For small galleries, unadorned overhead fluorescent lighting is the industry standard. It’s cheap, efficient, bright, and balanced, creating a relatively neutral viewing environment that allows for clear exhibition photography. The even glow of such lighting has become the hallmark of galleries on New York’s Lower East Side, which, though modest in scale, are able to extend their ambition and influence nationally and internationally via exhibition documentation on the internet. As such, the lights have also come to represent the standardizing influence of image-sharing economies on the international art market.
For his exhibition of new works (all 2016), “Five Bars of a Deal,” Chadwick Rantanen subtly directed viewers’ attention to this lighting system by inserting two works directly into it. The pieces share the same title, Fluorescent Fittings [Beehive/Black]. Each is an electrical conduit in a French curve shape that was cast in black urethane and wired into one end of an existing overhead light fixture. The standard fluorescent lights installed in these modified fixtures hung at slight angles, spanning from Rantanen’s adapter to the existing socket on the other side. Stickers adorning the plastic pieces depict a cartoon beehive buzzing with bulbous, cutesy bees—a naive visual metaphor, perhaps, for the mysteries of electricity.
Unlike works made in the tradition of institutional critique, wherein the ideological implications of gallery infrastructure is made overt or disrupted, Rantanen’s project did not discernibly alter the quality of the light. Instead, his intervention foregrounded prevalent cultural attitudes toward design and customization. The fittings invoke the stereotypical Millennial consumer’s demand for ornamentation that appears bespoke, or at least reflective of quirky individual taste. Though designed and installed by Rantanen, the pieces have less to do with a populist DIY aesthetic than with the quasi-homemade quality of a customized iPhone case available on Etsy.

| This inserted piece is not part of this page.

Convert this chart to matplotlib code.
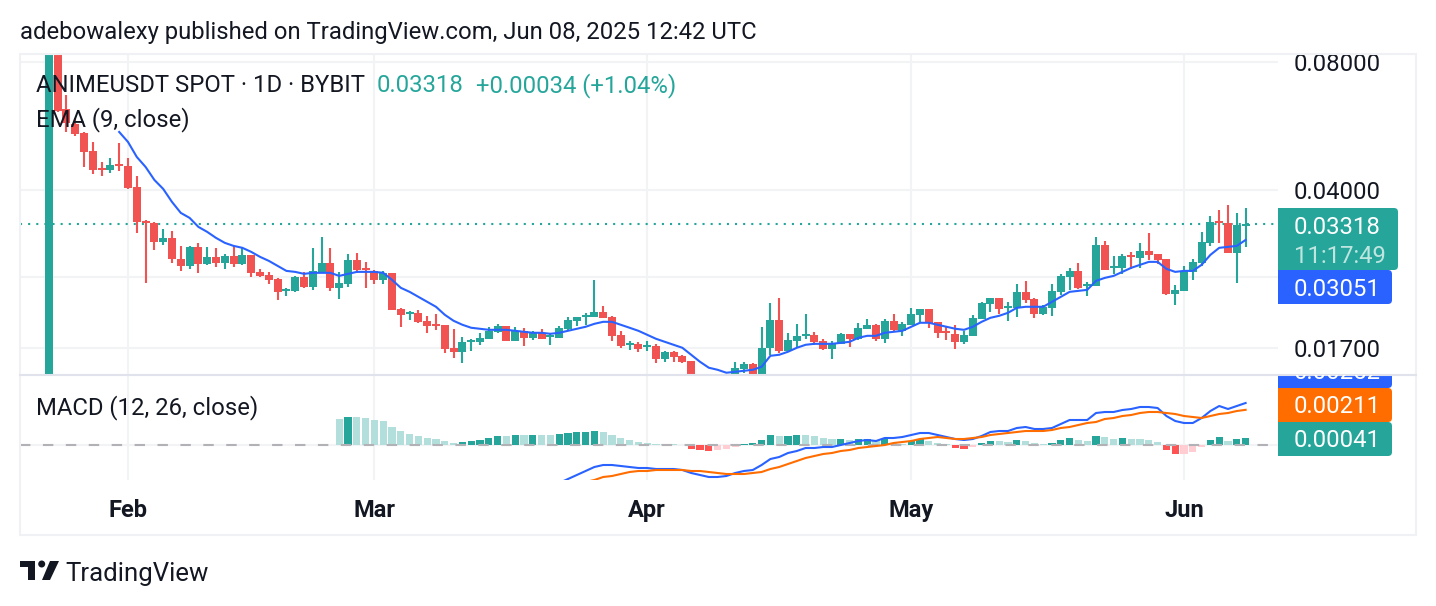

The majority of the exhibition comprised cheap LED signs and cuckoo clocks for which Rantanen also created custom battery adapters. The dimensions and shapes of the found LED fixtures vary, ranging from rectangles to ovals to arrows. Both these works and the clocks were hung with their fronts facing the wall, foregrounding the adapters. Rantanen’s simple electrical devices allow AAA or AA batteries to be used in sockets designed for larger ones. The artist also decorated the batteries that were plugged into these open adapters, wrapping them with yellow and black stripes or red and blue ones, and affixing small plastic insect wings to each.
The vivid batteries stood out against the LED signs’ black-paper backings, which were torn here and there to reveal glimpses of blinking lights. There is a confounding dandyishness in the way that the backs of these signs function as de facto pictures. In the context of a gallery, the reversed signs evoked shaped monochrome canvases, their pure forms disrupted by a small, contained burst of color. The bee batteries, of course, are irreconcilable with such traditional modernist compositions. Not only are the artsy-craftsy (but still plastic) objects aesthetically anathema to the high-minded monochrome, they also betray a concern for workaday usefulness.
Rantenan creates an ambiguous relationship between the works and their own functionality. The battery adapters reconfigure a simple technology by “hacking” it to make it more flexible: a wider range of power sources can be used. Yet, the signs and clocks still require an equally costly and polluting form of energy, and because the small batteries are ill-suited for the job, they will likely run out of juice more quickly. The bee wings affixed to the batteries restore aesthetic value to an area on the objects that is usually unseen. Though, of course, it is unseen for a reason. The cuckoo clocks are perhaps most emblematic of this condition. They sound their goofy chime, the cuckoo smashes its head against the wall, and still no one knows what time it is.